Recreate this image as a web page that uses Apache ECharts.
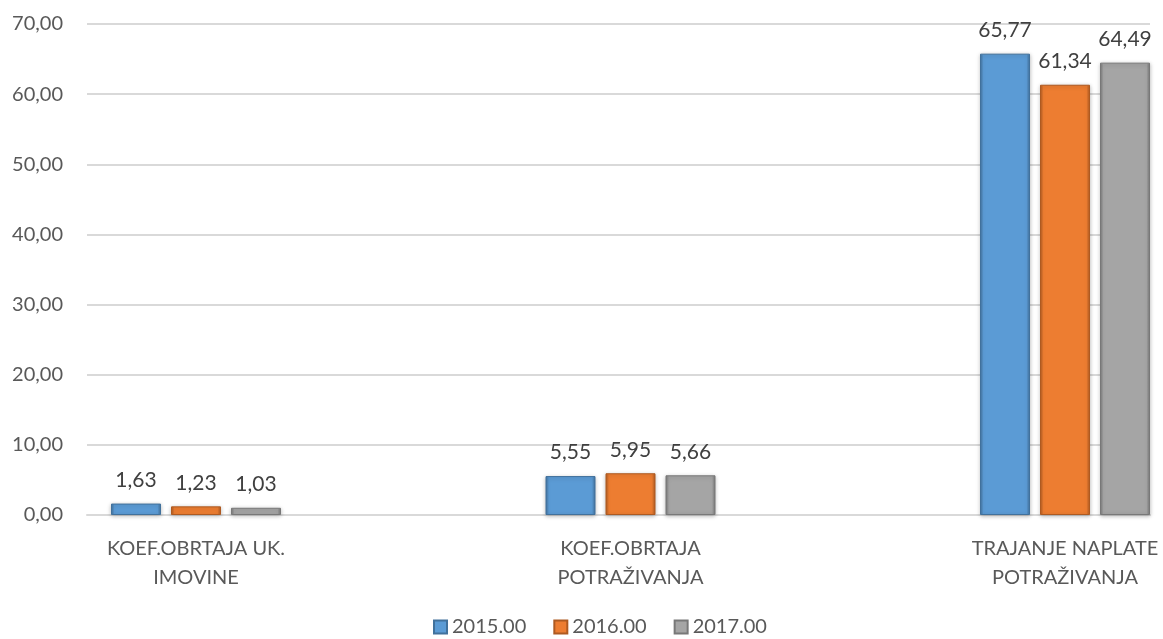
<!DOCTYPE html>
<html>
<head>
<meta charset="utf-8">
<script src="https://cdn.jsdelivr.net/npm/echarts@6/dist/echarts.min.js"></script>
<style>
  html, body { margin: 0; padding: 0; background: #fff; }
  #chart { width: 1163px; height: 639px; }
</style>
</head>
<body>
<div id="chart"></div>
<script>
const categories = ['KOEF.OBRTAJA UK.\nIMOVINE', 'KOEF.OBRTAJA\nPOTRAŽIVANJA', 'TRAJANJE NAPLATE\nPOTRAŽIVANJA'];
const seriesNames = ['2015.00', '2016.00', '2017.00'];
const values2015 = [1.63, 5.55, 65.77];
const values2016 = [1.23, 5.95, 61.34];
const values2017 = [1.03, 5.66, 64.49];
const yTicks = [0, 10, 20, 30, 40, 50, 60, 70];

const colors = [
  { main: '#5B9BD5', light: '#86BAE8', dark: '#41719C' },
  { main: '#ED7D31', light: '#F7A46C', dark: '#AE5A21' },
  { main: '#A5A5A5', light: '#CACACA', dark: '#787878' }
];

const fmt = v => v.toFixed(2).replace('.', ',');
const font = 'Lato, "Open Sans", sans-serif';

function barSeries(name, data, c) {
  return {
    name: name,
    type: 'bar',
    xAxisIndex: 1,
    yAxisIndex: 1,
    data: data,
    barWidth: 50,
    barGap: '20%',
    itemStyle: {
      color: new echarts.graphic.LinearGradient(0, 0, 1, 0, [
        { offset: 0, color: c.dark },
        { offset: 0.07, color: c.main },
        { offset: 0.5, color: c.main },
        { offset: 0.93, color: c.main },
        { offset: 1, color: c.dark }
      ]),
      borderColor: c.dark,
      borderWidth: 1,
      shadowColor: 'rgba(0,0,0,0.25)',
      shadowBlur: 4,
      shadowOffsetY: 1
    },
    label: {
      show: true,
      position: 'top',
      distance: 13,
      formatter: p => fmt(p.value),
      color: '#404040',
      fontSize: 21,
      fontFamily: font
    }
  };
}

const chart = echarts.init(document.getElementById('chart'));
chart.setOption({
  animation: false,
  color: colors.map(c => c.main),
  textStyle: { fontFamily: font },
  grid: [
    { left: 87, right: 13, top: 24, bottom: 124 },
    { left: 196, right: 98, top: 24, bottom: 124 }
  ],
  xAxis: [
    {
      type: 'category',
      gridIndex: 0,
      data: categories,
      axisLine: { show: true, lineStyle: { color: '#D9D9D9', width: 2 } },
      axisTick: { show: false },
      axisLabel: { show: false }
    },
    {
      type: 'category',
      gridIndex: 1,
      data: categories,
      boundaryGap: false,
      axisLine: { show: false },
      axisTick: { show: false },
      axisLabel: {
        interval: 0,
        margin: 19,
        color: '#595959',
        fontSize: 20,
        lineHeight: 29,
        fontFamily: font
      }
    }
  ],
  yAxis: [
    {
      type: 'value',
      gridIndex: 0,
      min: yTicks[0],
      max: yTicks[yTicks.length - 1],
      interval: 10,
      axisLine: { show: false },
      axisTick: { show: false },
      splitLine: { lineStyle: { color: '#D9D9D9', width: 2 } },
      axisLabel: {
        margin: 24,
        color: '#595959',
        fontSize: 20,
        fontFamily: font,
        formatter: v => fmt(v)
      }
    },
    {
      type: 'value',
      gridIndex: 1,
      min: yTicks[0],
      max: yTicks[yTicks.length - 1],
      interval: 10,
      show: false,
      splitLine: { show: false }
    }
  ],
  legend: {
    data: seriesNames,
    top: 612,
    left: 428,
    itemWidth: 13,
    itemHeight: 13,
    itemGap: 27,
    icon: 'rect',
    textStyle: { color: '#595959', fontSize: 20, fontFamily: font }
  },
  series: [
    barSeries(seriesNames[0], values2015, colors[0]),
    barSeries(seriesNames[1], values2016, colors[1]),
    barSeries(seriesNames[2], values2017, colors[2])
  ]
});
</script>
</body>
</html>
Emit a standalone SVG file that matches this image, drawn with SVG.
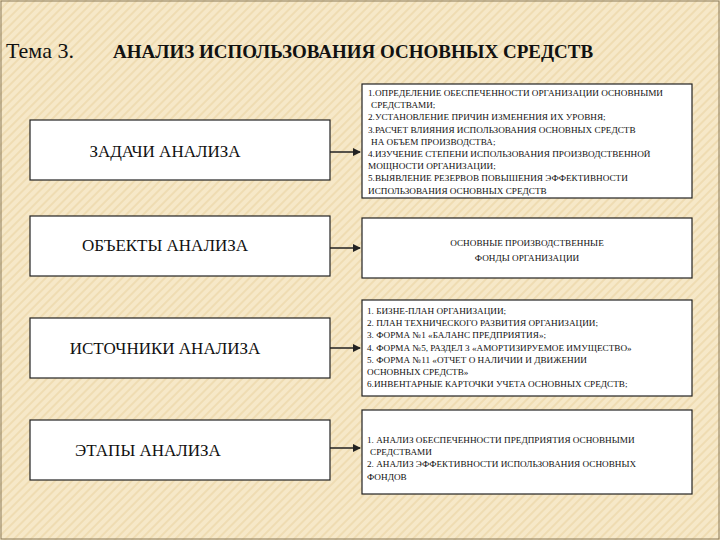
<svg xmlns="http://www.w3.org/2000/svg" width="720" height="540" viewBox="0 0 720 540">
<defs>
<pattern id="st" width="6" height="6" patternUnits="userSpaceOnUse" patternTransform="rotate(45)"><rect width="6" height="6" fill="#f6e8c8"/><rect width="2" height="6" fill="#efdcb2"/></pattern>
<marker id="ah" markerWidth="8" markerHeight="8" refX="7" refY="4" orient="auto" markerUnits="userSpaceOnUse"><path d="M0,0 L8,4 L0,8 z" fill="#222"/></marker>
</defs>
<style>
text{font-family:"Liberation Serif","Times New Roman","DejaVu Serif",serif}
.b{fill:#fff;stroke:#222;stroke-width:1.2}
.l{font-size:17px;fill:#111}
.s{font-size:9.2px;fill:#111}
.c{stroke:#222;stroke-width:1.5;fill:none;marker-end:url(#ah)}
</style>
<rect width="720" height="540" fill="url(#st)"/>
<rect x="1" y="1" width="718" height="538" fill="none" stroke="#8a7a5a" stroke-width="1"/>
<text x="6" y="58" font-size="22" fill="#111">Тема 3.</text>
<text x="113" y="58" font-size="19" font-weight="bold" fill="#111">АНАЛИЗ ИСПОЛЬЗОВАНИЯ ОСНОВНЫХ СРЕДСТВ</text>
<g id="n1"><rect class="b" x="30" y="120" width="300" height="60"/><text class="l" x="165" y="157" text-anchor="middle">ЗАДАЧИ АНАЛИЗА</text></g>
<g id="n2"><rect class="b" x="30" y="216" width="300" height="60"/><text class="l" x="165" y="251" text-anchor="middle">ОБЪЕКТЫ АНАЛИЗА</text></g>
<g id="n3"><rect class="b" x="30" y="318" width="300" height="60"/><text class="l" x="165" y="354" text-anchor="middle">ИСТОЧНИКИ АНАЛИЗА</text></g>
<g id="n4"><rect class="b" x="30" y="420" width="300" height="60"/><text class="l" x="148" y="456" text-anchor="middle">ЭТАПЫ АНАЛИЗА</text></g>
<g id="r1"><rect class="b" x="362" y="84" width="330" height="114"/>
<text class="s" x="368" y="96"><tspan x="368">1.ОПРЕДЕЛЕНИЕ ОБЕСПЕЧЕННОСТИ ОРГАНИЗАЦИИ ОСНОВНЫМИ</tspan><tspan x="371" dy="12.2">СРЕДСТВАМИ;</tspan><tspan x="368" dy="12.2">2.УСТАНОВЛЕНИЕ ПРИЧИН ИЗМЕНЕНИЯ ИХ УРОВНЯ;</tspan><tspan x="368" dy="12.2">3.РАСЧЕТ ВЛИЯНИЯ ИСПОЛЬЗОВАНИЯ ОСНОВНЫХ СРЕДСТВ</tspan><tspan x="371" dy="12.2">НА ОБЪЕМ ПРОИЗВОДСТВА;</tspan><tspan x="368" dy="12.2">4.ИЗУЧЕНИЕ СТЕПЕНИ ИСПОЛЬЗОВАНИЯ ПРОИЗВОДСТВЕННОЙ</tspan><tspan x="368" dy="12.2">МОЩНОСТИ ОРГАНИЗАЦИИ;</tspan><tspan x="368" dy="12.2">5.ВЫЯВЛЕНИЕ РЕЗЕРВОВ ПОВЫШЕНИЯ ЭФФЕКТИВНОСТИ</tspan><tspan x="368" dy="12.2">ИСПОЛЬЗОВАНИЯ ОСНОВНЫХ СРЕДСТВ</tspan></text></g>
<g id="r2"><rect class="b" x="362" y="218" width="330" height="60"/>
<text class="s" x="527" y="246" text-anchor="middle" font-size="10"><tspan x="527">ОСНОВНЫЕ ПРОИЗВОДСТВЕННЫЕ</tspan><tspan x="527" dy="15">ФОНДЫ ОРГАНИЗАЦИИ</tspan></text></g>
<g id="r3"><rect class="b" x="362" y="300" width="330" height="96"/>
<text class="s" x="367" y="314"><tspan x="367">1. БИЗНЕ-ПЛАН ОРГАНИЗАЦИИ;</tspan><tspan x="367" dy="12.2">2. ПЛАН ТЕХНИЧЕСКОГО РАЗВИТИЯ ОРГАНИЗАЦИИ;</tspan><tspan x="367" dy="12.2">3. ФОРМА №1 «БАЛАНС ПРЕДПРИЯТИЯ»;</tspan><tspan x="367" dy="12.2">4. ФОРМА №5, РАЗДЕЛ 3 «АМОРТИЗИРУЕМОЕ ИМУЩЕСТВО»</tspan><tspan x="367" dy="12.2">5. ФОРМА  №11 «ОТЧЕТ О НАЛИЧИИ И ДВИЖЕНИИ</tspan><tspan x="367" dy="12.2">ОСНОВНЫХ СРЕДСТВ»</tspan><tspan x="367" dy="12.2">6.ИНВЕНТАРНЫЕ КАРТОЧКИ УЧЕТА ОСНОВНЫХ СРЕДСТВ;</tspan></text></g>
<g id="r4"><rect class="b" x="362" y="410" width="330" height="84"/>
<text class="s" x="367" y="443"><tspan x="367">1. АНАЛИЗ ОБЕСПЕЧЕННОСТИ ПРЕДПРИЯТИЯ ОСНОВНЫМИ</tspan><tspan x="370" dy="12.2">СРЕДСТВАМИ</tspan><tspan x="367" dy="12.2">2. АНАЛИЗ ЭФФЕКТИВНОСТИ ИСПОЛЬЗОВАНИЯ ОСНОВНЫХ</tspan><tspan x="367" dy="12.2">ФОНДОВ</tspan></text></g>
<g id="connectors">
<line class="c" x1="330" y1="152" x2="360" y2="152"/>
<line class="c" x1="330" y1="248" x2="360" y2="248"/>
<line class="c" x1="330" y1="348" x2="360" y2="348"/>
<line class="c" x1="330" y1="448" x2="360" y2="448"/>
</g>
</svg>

===============

EXERCISE REQUIREMENTS :: Repeat exactly the lines from the first line of the records above through the line containing "const yTicks = [0, 10, 20, 30, 40, 50, 60, 70];", both included. Leave out the pictures.

RESULT ::
Recreate this image as a web page that uses Apache ECharts.
<!DOCTYPE html>
<html>
<head>
<meta charset="utf-8">
<script src="https://cdn.jsdelivr.net/npm/echarts@6/dist/echarts.min.js"></script>
<style>
  html, body { margin: 0; padding: 0; background: #fff; }
  #chart { width: 1163px; height: 639px; }
</style>
</head>
<body>
<div id="chart"></div>
<script>
const categories = ['KOEF.OBRTAJA UK.\nIMOVINE', 'KOEF.OBRTAJA\nPOTRAŽIVANJA', 'TRAJANJE NAPLATE\nPOTRAŽIVANJA'];
const seriesNames = ['2015.00', '2016.00', '2017.00'];
const values2015 = [1.63, 5.55, 65.77];
const values2016 = [1.23, 5.95, 61.34];
const values2017 = [1.03, 5.66, 64.49];
const yTicks = [0, 10, 20, 30, 40, 50, 60, 70];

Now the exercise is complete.